Başkan Uysal, dış dengenin ve buna bağlı makrofinansal risklerin yönetilmesinin fiyat istikrarı açısından öneminin bir kez daha altını çizerek, fiyat istikrarı ve sürdürülebilir büyümenin birbirini tamamlayan unsurlar olduğunu dile getirdi.

Verimlilik kaynaklı büyümenin fiyat istikrarına katkı sağlarken, fiyat istikrarının öngörülebilirliği artırarak ve uzun vadeli faiz oranlarını düşürerek potansiyel büyümeyi desteklediğini anlatan Uysal, sözlerini şöyle tamamladı:

"Geçmiş deneyimlerimiz göstermiştir ki, fiyat istikrarına ulaşılabilmesi ve ekonominin dengeli, sürdürülebilir bir büyüme patikasına yönlendirilebilmesi için cari dengenin makul düzeylerde korunabilmesi kritik önem arz etmektedir.

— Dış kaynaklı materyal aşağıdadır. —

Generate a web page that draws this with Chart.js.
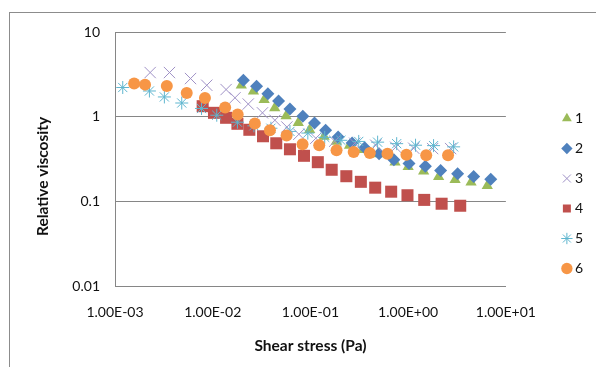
<!DOCTYPE html>
<html>
<head>
<meta charset="utf-8">
<script src="https://cdn.jsdelivr.net/npm/chart.js@4.4.1/dist/chart.umd.min.js"></script>
<style>
  body { margin: 0; background: #fff; }
  #frame { position: absolute; left: 9px; top: 12px; width: 700px; height: 500px; border: 1px solid #8c8c8c; }
  #chart { position: absolute; left: 0; top: 0; }
</style>
</head>
<body>
<div id="frame"></div>
<canvas id="chart" width="596" height="367"></canvas>
<script>
// values (shear stress in Pa, relative viscosity)
const seriesNames = ['1', '2', '3', '4', '5', '6'];

const shear1 = [0.0196, 0.0261, 0.0336, 0.0431, 0.0563, 0.0751, 0.0982, 0.138, 0.184, 0.251, 0.344, 0.491, 0.734, 1.00, 1.44, 2.05, 3.02, 4.40, 6.45];
const visc1  = [2.35, 2.0, 1.58, 1.27, 1.02, 0.845, 0.70, 0.585, 0.51, 0.455, 0.408, 0.362, 0.29, 0.256, 0.226, 0.195, 0.18, 0.168, 0.153];

const shear2 = [0.0206, 0.0281, 0.0367, 0.0472, 0.0617, 0.0836, 0.110, 0.143, 0.192, 0.267, 0.359, 0.504, 0.714, 1.02, 1.50, 2.15, 3.21, 4.68, 7.0];
const visc2  = [2.69, 2.28, 1.87, 1.53, 1.23, 1.01, 0.84, 0.69, 0.575, 0.489, 0.43, 0.366, 0.31, 0.279, 0.259, 0.232, 0.212, 0.197, 0.182];

const shear3 = [0.00229, 0.00361, 0.00593, 0.00869, 0.0137, 0.0169, 0.0231, 0.0323, 0.0433, 0.0574, 0.0762, 0.1135, 0.177, 0.284, 0.466, 0.745, 1.14, 1.78, 2.72];
const visc3  = [3.32, 3.32, 2.82, 2.35, 2.09, 1.67, 1.41, 1.11, 0.907, 0.755, 0.62, 0.556, 0.513, 0.485, 0.46, 0.435, 0.424, 0.42, 0.42];

const shear4 = [0.00789, 0.0103, 0.0137, 0.0179, 0.0237, 0.0327, 0.0447, 0.0617, 0.0859, 0.119, 0.165, 0.233, 0.328, 0.460, 0.670, 0.984, 1.46, 2.20, 3.41];
const visc4  = [1.33, 1.11, 0.97, 0.824, 0.70, 0.587, 0.485, 0.412, 0.345, 0.29, 0.236, 0.198, 0.170, 0.145, 0.130, 0.118, 0.104, 0.0937, 0.0887];

const shear5 = [0.0012, 0.00225, 0.0032, 0.00482, 0.00768, 0.011, 0.0179, 0.0264, 0.0394, 0.0617, 0.094, 0.140, 0.205, 0.312, 0.487, 0.763, 1.19, 1.82, 2.92];
const visc5  = [2.21, 2.01, 1.71, 1.45, 1.25, 1.04, 0.86, 0.78, 0.73, 0.67, 0.64, 0.57, 0.526, 0.51, 0.50, 0.48, 0.46, 0.455, 0.44];

const shear6 = [0.00157, 0.00203, 0.00339, 0.00542, 0.00833, 0.0134, 0.0180, 0.0270, 0.0385, 0.057, 0.083, 0.123, 0.185, 0.277, 0.405, 0.614, 0.96, 1.53, 2.56];
const visc6  = [2.46, 2.39, 2.30, 1.90, 1.66, 1.28, 1.06, 0.83, 0.69, 0.60, 0.472, 0.459, 0.40, 0.383, 0.373, 0.365, 0.355, 0.35, 0.35];

const xTicks = [0.001, 0.01, 0.1, 1, 10];
const xTickLabels = ['1.00E-03', '1.00E-02', '1.00E-01', '1.00E+00', '1.00E+01'];
const yTicks = [0.01, 0.1, 1, 10];
const yTickLabels = ['0.01', '0.1', '1', '10'];

function points(xs, ys) {
    return xs.map((x, i) => ({x: x, y: ys[i]}));
}

const allShear = [shear1, shear2, shear3, shear4, shear5, shear6];
const allVisc = [visc1, visc2, visc3, visc4, visc5, visc6];

// marker look per series
const markers = [
    {style: 'triangle', color: '#9bbb59', radius: 6.5, line: 0},
    {style: 'rectRot',  color: '#4f81bd', radius: 6.5, line: 0},
    {style: 'crossRot', color: '#9f91c6', radius: 8,   line: 1},
    {style: 'rect',     color: '#c0504d', radius: 8.5, line: 0},
    {style: 'star',     color: '#5fb6cf', radius: 6.5, line: 1},
    {style: 'circle',   color: '#f79646', radius: 6,   line: 0}
];

const datasets = seriesNames.map((name, i) => ({
    label: name,
    data: points(allShear[i], allVisc[i]),
    pointStyle: markers[i].style,
    pointRadius: markers[i].radius,
    pointHoverRadius: markers[i].radius,
    backgroundColor: markers[i].color,
    borderColor: markers[i].color,
    borderWidth: markers[i].line,
    showLine: false,
    order: 6 - i   // later series painted on top, like the original
}));

Chart.defaults.font.family = 'Lato';
Chart.defaults.color = '#111';

const gridGray = '#868686';

new Chart(document.getElementById('chart'), {
    type: 'scatter',
    data: {datasets: datasets},
    options: {
        responsive: false,
        animation: false,
        layout: {
            autoPadding: false,
            padding: {left: 0, top: 32, right: 3, bottom: 12}
        },
        plugins: {
            tooltip: {enabled: false},
            legend: {
                position: 'right',
                labels: {
                    usePointStyle: true,
                    boxWidth: 2,
                    boxHeight: 8,
                    padding: 16,
                    font: {size: 14},
                    color: '#111',
                    sort: (a, b) => a.datasetIndex - b.datasetIndex
                }
            }
        },
        scales: {
            x: {
                type: 'logarithmic',
                min: 0.001,
                max: 10,
                afterBuildTicks: scale => { scale.ticks = xTicks.map(v => ({value: v})); },
                afterFit: scale => { scale.height = 69; },
                grid: {display: false, drawTicks: false},
                border: {display: true, color: gridGray},
                ticks: {
                    padding: 18,
                    maxRotation: 0,
                    font: {size: 14},
                    callback: (value, index) => xTickLabels[index]
                },
                title: {
                    display: true,
                    text: 'Shear stress (Pa)',
                    font: {size: 15.5, weight: 'bold'},
                    padding: {top: 0, bottom: 0}
                }
            },
            y: {
                type: 'logarithmic',
                min: 0.01,
                max: 10,
                afterBuildTicks: scale => { scale.ticks = yTicks.map(v => ({value: v})); },
                afterFit: scale => { scale.width = 115; },
                grid: {color: gridGray, drawTicks: false},
                border: {display: true, color: gridGray},
                ticks: {
                    padding: 15,
                    font: {size: 14},
                    callback: (value, index) => yTickLabels[index]
                },
                title: {
                    display: true,
                    // trailing blank space pushes the title below the plot centre, as in the original
                    text: 'Relative viscosity\u2003\u2003\u2003',
                    font: {size: 15.5, weight: 'bold'},
                    padding: {top: 34, bottom: 0}
                }
            },
            // empty strip between the plot and the legend
            gap: {
                type: 'linear',
                position: 'right',
                display: true,
                grid: {display: false},
                border: {display: false},
                ticks: {display: false},
                afterFit: scale => { scale.width = 44; }
            }
        }
    }
});
</script>
</body>
</html>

Konuşmamın bu bölümüne kadar özetlediğim konjonktürel unsurlar ve yapısal politika adımları büyümenin daha sağlıklı bir zeminde sürdürülebilmesi konusunda para politikası ve diğer politika yapıcılar nezdinde yüksek bir farkındalığa ve somut çabaların varlığına işaret etmektedir. Önümüzdeki dönemde para politikası duruşumuzu enflasyondaki düşüş sürecinin devamını sağlayacak şekilde belirlerken, finansal istikrara yönelik olarak zorunlu karşılıklar gibi makro ihtiyati araçları da etkin bir şekilde kullanacak; yapısal politika alanlarındaki analizlerle kamuoyunda farkındalık oluşturma misyonumuzu yerine getirmeye devam edeceğiz. Bunu yaparken, Merkez Bankası ve reel sektör arasındaki iletişim köprüsünü daha da güçlendirerek beklentilerinizi ve önerilerinizi ilgili kamu kurumlarıyla paylaşmayı sürdüreceğimizi belirtmek isterim."